On the retail front, Amazon’s purchase of the 431-store Whole Foods grocery chain last week (see “Amazon Stops Pretending It Doesn’t Want It All”) gives it a brick-and-mortar footprint in a business (groceries) that accounts for 55% of Walmart’s sales.  And less reported, but perhaps just as significant, Walmart announced on the same day that it had acquired online men’s apparel retailer Bonobos, giving it a strong base in the online apparel business, one of Amazon’s major categories. 

Walmart also acquired Jet.com, one of the fastest-growing multiple category online retailers, last year, as it uses acquisitions to supplement its growth in online sales under the Walmart brand, just as Amazon is using an acquisition to supplement its growth in brick-and-mortar under its own brand as it opens Amazon stores.
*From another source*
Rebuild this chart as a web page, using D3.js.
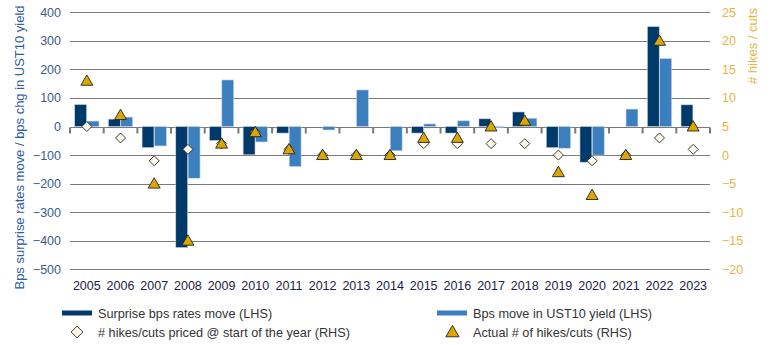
<!DOCTYPE html>
<html>
<head>
<meta charset="utf-8">
<script src="https://cdn.jsdelivr.net/npm/d3@7"></script>
<style>
  body { margin: 0; background: #fff; }
  text { font-family: "Liberation Sans", Arial, sans-serif; }
</style>
</head>
<body>
<svg id="chart"></svg>
<script>
const years = ["2005", "2006", "2007", "2008", "2009", "2010", "2011", "2012", "2013", "2014",
               "2015", "2016", "2017", "2018", "2019", "2020", "2021", "2022", "2023"];
// bps, left axis
const surprise = [77, 26, -74, -424, -49, -99, -23, 0, 0, 0, -23, -23, 27, 51, -74, -125, 0, 350, 76];
const ust10 = [19, 33, -68, -181, 163, -54, -140, -12, 128, -85, 9, 20, -3, 29, -76, -100, 61, 238, 0];
// number of hikes / cuts, right axis
const priced = [5, 3, -1, 1, 2, 4, 1, 0, 0, 0, 2, 2, 2, 2, 0, -1, 0, 3, 1];
const actual = [13, 7, -5, -15, 2, 4, 1, 0, 0, 0, 3, 3, 5, 6, -3, -7, 0, 20, 5];

const leftTicks = [400, 300, 200, 100, 0, -100, -200, -300, -400, -500];
const rightTicks = [25, 20, 15, 10, 5, 0, -5, -10, -15, -20];

const width = 770;
const height = 345;
const plotLeft = 70, plotRight = 710, plotTop = 12.3, plotBottom = 269.3;

const darkBlue = "#003a6a";
const lightBlue = "#3b7fbf";
const gold = "#dba700";
const gridColor = "#7a7a7a";

const svg = d3.select("#chart")
    .attr("width", width)
    .attr("height", height);

const x = d3.scaleBand()
    .domain(years)
    .range([plotLeft, plotRight])
    .paddingInner(0.25)
    .paddingOuter(0.125);
const x1 = d3.scaleBand()
    .domain(["surprise", "ust10"])
    .range([0, x.bandwidth()])
    .padding(0.04);
const yL = d3.scaleLinear().domain([-500, 400]).range([plotBottom, plotTop]);
const yR = d3.scaleLinear().domain([-20, 25]).range([plotBottom, plotTop]);

// gridlines
svg.append("g")
    .selectAll("line")
    .data(leftTicks)
    .enter()
    .append("line")
    .attr("x1", plotLeft)
    .attr("x2", plotRight)
    .attr("y1", d => Math.round(yL(d)) + 0.5)
    .attr("y2", d => Math.round(yL(d)) + 0.5)
    .attr("stroke", gridColor)
    .attr("stroke-width", 1);

// left axis labels
const yAxisL = d3.axisLeft(yL).tickValues(leftTicks).tickSize(0).tickPadding(0);
svg.append("g")
    .attr("transform", `translate(61,0)`)
    .call(yAxisL)
    .call(g => g.select(".domain").remove())
    .selectAll("text")
    .attr("fill", "#3d5a8c")
    .style("font-size", "12.5px")
    .style("font-family", "Liberation Sans, Arial, sans-serif");

// right axis labels
const yAxisR = d3.axisRight(yR).tickValues(rightTicks).tickSize(0).tickPadding(0);
svg.append("g")
    .attr("transform", `translate(722,0)`)
    .call(yAxisR)
    .call(g => g.select(".domain").remove())
    .selectAll("text")
    .attr("fill", "#e8b545")
    .style("font-size", "12.5px")
    .style("font-family", "Liberation Sans, Arial, sans-serif");

// axis titles
svg.append("text")
    .attr("transform", "translate(24,147.5) rotate(-90)")
    .attr("text-anchor", "middle")
    .attr("fill", "#2f5da3")
    .attr("textLength", 284)
    .attr("lengthAdjust", "spacingAndGlyphs")
    .style("font-size", "13px")
    .text("Bps surprise rates move / bps chg in UST10 yield");
svg.append("text")
    .attr("transform", "translate(757,46) rotate(-90)")
    .attr("text-anchor", "middle")
    .attr("fill", "#e8b545")
    .attr("textLength", 76)
    .attr("lengthAdjust", "spacingAndGlyphs")
    .style("font-size", "13px")
    .text("# hikes / cuts");

// bars
const bars = svg.append("g");
bars.selectAll(".surprise")
    .data(surprise)
    .enter()
    .append("rect")
    .attr("class", "surprise")
    .attr("x", (d, i) => x(years[i]) + x1("surprise"))
    .attr("y", d => yL(Math.max(0, d)))
    .attr("width", x1.bandwidth())
    .attr("height", d => Math.abs(yL(d) - yL(0)))
    .attr("fill", darkBlue)
    .attr("stroke", d => d === 0 ? "none" : "#c9d3df")
    .attr("stroke-width", 0.6);
bars.selectAll(".ust10")
    .data(ust10)
    .enter()
    .append("rect")
    .attr("class", "ust10")
    .attr("x", (d, i) => x(years[i]) + x1("ust10"))
    .attr("y", d => yL(Math.max(0, d)))
    .attr("width", x1.bandwidth())
    .attr("height", d => Math.abs(yL(d) - yL(0)))
    .attr("fill", lightBlue)
    .attr("stroke", d => d === 0 ? "none" : "#c9d3df")
    .attr("stroke-width", 0.6);

// x axis along zero with ticks at category boundaries
const zeroY = Math.round(yL(0)) + 0.5;
const boundaries = years.map(y => x(y) - x.step() * x.paddingInner() / 2);
boundaries.push(plotRight);
svg.append("g")
    .selectAll("line")
    .data(boundaries)
    .enter()
    .append("line")
    .attr("x1", d => d)
    .attr("x2", d => d)
    .attr("y1", zeroY)
    .attr("y2", zeroY + 6)
    .attr("stroke", gridColor)
    .attr("stroke-width", 2);

// year labels
svg.append("g")
    .selectAll("text")
    .data(years)
    .enter()
    .append("text")
    .attr("x", d => x(d) + x.bandwidth() / 2)
    .attr("y", 290)
    .attr("text-anchor", "middle")
    .attr("fill", "#1c2340")
    .style("font-size", "12.5px")
    .text(d => d);

// markers
const diamond = d3.symbol().type(d3.symbolSquare).size(50);
const triangle = d3.symbol().type(d3.symbolTriangle).size(62);

svg.append("g")
    .selectAll("path")
    .data(priced)
    .enter()
    .append("path")
    .attr("d", diamond)
    .attr("transform", (d, i) => `translate(${x(years[i]) + x.bandwidth() / 2},${yR(d)}) rotate(45)`)
    .attr("fill", "#fdf8e9")
    .attr("stroke", "#333")
    .attr("stroke-width", 0.9);

svg.append("g")
    .selectAll("path")
    .data(actual)
    .enter()
    .append("path")
    .attr("d", triangle)
    .attr("transform", (d, i) => `translate(${x(years[i]) + x.bandwidth() / 2},${yR(d) + 1})`)
    .attr("fill", gold)
    .attr("stroke", "#222")
    .attr("stroke-width", 0.9);

// legend
const legend = svg.append("g").style("font-size", "12.7px");
const legendItems = [
    { label: "Surprise bps rates move (LHS)", type: "bar", color: darkBlue, x: 62, y: 313 },
    { label: "Bps move in UST10 yield (LHS)", type: "bar", color: lightBlue, x: 437, y: 313 },
    { label: "# hikes/cuts priced @ start of the year (RHS)", type: "diamond", x: 62, y: 332 },
    { label: "Actual # of hikes/cuts (RHS)", type: "triangle", x: 437, y: 332 }
];
const legendSymbol = d3.symbol().type(d3.symbolSquare).size(70);
const legendTriangle = d3.symbol().type(d3.symbolTriangle).size(75);
legendItems.forEach(item => {
    if (item.type === "bar") {
        legend.append("rect")
            .attr("x", item.x)
            .attr("y", item.y - 2.5)
            .attr("width", 30)
            .attr("height", 5)
            .attr("fill", item.color);
    } else if (item.type === "diamond") {
        legend.append("path")
            .attr("d", legendSymbol)
            .attr("transform", `translate(${item.x + 15},${item.y}) rotate(45)`)
            .attr("fill", "#fdf8e9")
            .attr("stroke", "#333")
            .attr("stroke-width", 0.9);
    } else {
        legend.append("path")
            .attr("d", legendTriangle)
            .attr("transform", `translate(${item.x + 15.5},${item.y + 1})`)
            .attr("fill", gold)
            .attr("stroke", "#222")
            .attr("stroke-width", 0.9);
    }
    legend.append("text")
        .attr("x", item.x + 36)
        .attr("y", item.y + 4.5)
        .attr("fill", "#333")
        .text(item.label);
});
</script>
</body>
</html>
The fight has now been extended into the cloud, where Walmart is prohibiting at least some of its technology providers from using Amazon Web Services for cloud storage, according to the Wall Street Journal.  AWS has accounted for the bulk of Amazon’s total profits in recent years, so taking some business away from the most profitable part of a competitor may be part of the satisfaction for Walmart.  But the stated reason is to keep proprietary data off a competitor’s platform, a Walmart spokesperson told the Journal.  An Amazon spokesperson fired back, describing the tactic as an attempt to “bully” tech companies. 

This is truly a battle of two behemoths.  Walmart sold nearly half a trillion dollars ($482 billion) worth of goods and services last year, over three times Amazon’s sales of $142 billion.  But Amazon is still boasting blistering growth while Walmart is not and that’s reflected in the two companies’ valuations, with Amazon worth over twice as much as Walmart as this is written.  

Both companies have been the bane of independent retailers and smaller chains over the years, but now they are taking on large, fearsome competitors in their core markets.  Whichever company wins (and neither may), this is going to be one for the ages, fought on a global scale.